%%

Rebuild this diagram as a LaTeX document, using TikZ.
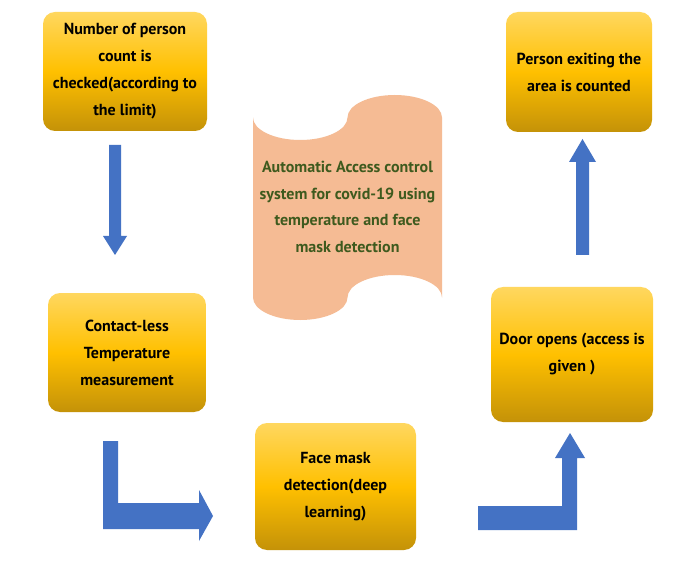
\documentclass[tikz,border=0pt]{standalone}
\usepackage{fontspec}
\setmainfont{PT Sans}
\definecolor{goldtop}{RGB}{255,215,95}
\definecolor{goldmid}{RGB}{255,192,0}
\definecolor{goldbot}{RGB}{196,146,8}
\definecolor{arrowblue}{RGB}{68,114,196}
\definecolor{peach}{RGB}{245,187,148}
\definecolor{darkgreen}{RGB}{62,90,30}
\begin{document}
\begin{tikzpicture}[x=1pt,y=-1pt,
  goldbox/.style={rounded corners=12pt, top color=goldtop, bottom color=goldbot, middle color=goldmid,
    align=center, font=\fontsize{16}{27}\selectfont\bfseries, text=black, inner sep=0pt},
  blockarrow/.style={fill=arrowblue, draw=none}]
\useasboundingbox (0,0) rectangle (683,588);
\fill[white] (0,0) rectangle (683,588);
% boxes
\node[goldbox, minimum width=164pt, minimum height=119pt] (b1) at (125,71.5)
  {Number of person\\count is\\checked(according to\\the limit)};
\node[goldbox, minimum width=158pt, minimum height=119pt] (b2) at (127,352.5)
  {Contact-less\\Temperature\\measurement};
\node[goldbox, minimum width=161pt, minimum height=127pt] (b3) at (335.5,486.5)
  {Face mask\\detection(deep\\learning)};
\node[goldbox, minimum width=162pt, minimum height=135pt] (b4) at (572,354.5)
  {Door opens (access is\\given )};
\node[goldbox, minimum width=146pt, minimum height=120pt] (b5) at (579,72)
  {Person exiting the\\area is counted};
% punched tape
\fill[peach] (253,117.5) .. controls (253,129.9) and (274.15,140) .. (300.25,140)
  .. controls (326.35,140) and (347.5,129.9) .. (347.5,117.5)
  .. controls (347.5,105.1) and (368.65,95) .. (394.75,95)
  .. controls (420.85,95) and (442,105.1) .. (442,117.5)
  -- (442,297.5)
  .. controls (442,285.1) and (420.85,275) .. (394.75,275)
  .. controls (368.65,275) and (347.5,285.1) .. (347.5,297.5)
  .. controls (347.5,309.9) and (326.35,320) .. (300.25,320)
  .. controls (274.15,320) and (253,309.9) .. (253,297.5) -- cycle;
\node[align=center, text=darkgreen, font=\fontsize{16}{26.5}\selectfont\bfseries] (title) at (347.5,207)
  {Automatic Access control\\system for covid-19 using\\temperature and face\\mask detection};
% arrows
\fill[blockarrow] (109,145) -- (121,145) -- (121,236) -- (127,236) -- (115,255) -- (103,236) -- (109,236) -- cycle;
\fill[blockarrow] (103,441) -- (118,441) -- (118,503) -- (199,503) -- (199,490) -- (213,516) -- (199,541) -- (199,529) -- (103,529) -- cycle;
\fill[blockarrow] (478,506) -- (562,506) -- (562,458) -- (555,458) -- (570,433) -- (585,458) -- (577,458) -- (577,530) -- (478,530) -- cycle;
\fill[blockarrow] (576,255) -- (589,255) -- (589,162) -- (596,162) -- (582.5,139) -- (569,162) -- (576,162) -- cycle;
\end{tikzpicture}
\end{document}
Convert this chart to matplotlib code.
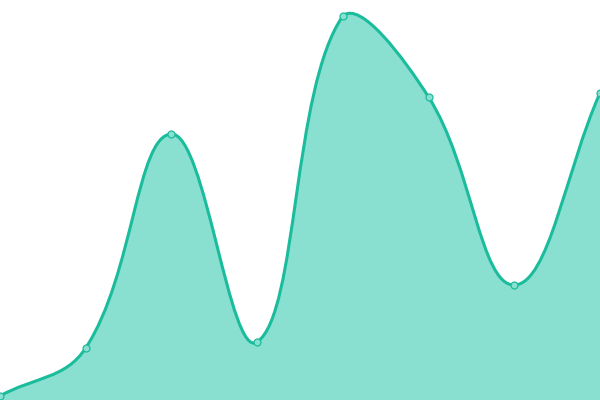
import matplotlib
matplotlib.use("Agg")
import matplotlib.pyplot as plt
import numpy as np
from matplotlib.path import Path
from matplotlib.patches import PathPatch

labels = ["A", "B", "C", "D", "E", "F", "G", "H"]
values = [4, 52, 266, 58, 384, 303, 115, 307]

LINE = "#1abc9c"
FILL = "#8ae0d0"

fig = plt.figure(figsize=(6, 4), dpi=100)
ax = fig.add_axes([0, 0, 1, 1])
ax.set_xlim(0, len(values) - 1)
ax.set_ylim(0, 400)
ax.axis("off")

# Chart.js-like spline (tension 0.4) computed in display space, control points capped to area
xs = np.arange(len(values), dtype=float)
disp = ax.transData.transform(np.column_stack([xs, values]))
bb = ax.bbox
t = 0.4
n = len(disp)


def cap(p):
    return np.array([min(max(p[0], bb.x0), bb.x1), min(max(p[1], bb.y0), bb.y1)])


cps = []
for i in range(n):
    prev = disp[i - 1] if i > 0 else disp[i]
    cur = disp[i]
    nxt = disp[i + 1] if i < n - 1 else disp[i]
    d01 = np.hypot(*(cur - prev))
    d12 = np.hypot(*(nxt - cur))
    tot = d01 + d12
    s01 = d01 / tot if tot else 0
    s12 = d12 / tot if tot else 0
    cps.append((cap(cur - t * s01 * (nxt - prev)), cap(cur + t * s12 * (nxt - prev))))

inv = ax.transData.inverted()
verts = [disp[0]]
codes = [Path.MOVETO]
for i in range(n - 1):
    verts += [cps[i][1], cps[i + 1][0], disp[i + 1]]
    codes += [Path.CURVE4] * 3
verts = inv.transform(np.array(verts))

line_path = Path(verts, codes)
fill_verts = np.vstack([verts, [[xs[-1], 0], [xs[0], 0], verts[0]]])
fill_codes = codes + [Path.LINETO, Path.LINETO, Path.CLOSEPOLY]
ax.add_patch(PathPatch(Path(fill_verts, fill_codes), facecolor=FILL, edgecolor="none", zorder=1))
ax.add_patch(PathPatch(line_path, facecolor="none", edgecolor=LINE, lw=2.2, zorder=2, clip_on=False))
ax.plot(xs, values, "o", ms=5, mfc=FILL, mec=LINE, mew=0.9, zorder=3, clip_on=False)

fig.savefig("out.png", dpi=100)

%%

**WORK TO BE COMPLETED**
Write out word for word the lines above that run from the one with "Convert this chart to matplotlib code." to the one with "values = [4, 52, 266, 58, 384, 303, 115, 307]". Include both end lines; exclude the images.

**RESPONSE**
Convert this chart to matplotlib code.
import matplotlib
matplotlib.use("Agg")
import matplotlib.pyplot as plt
import numpy as np
from matplotlib.path import Path
from matplotlib.patches import PathPatch

labels = ["A", "B", "C", "D", "E", "F", "G", "H"]
values = [4, 52, 266, 58, 384, 303, 115, 307]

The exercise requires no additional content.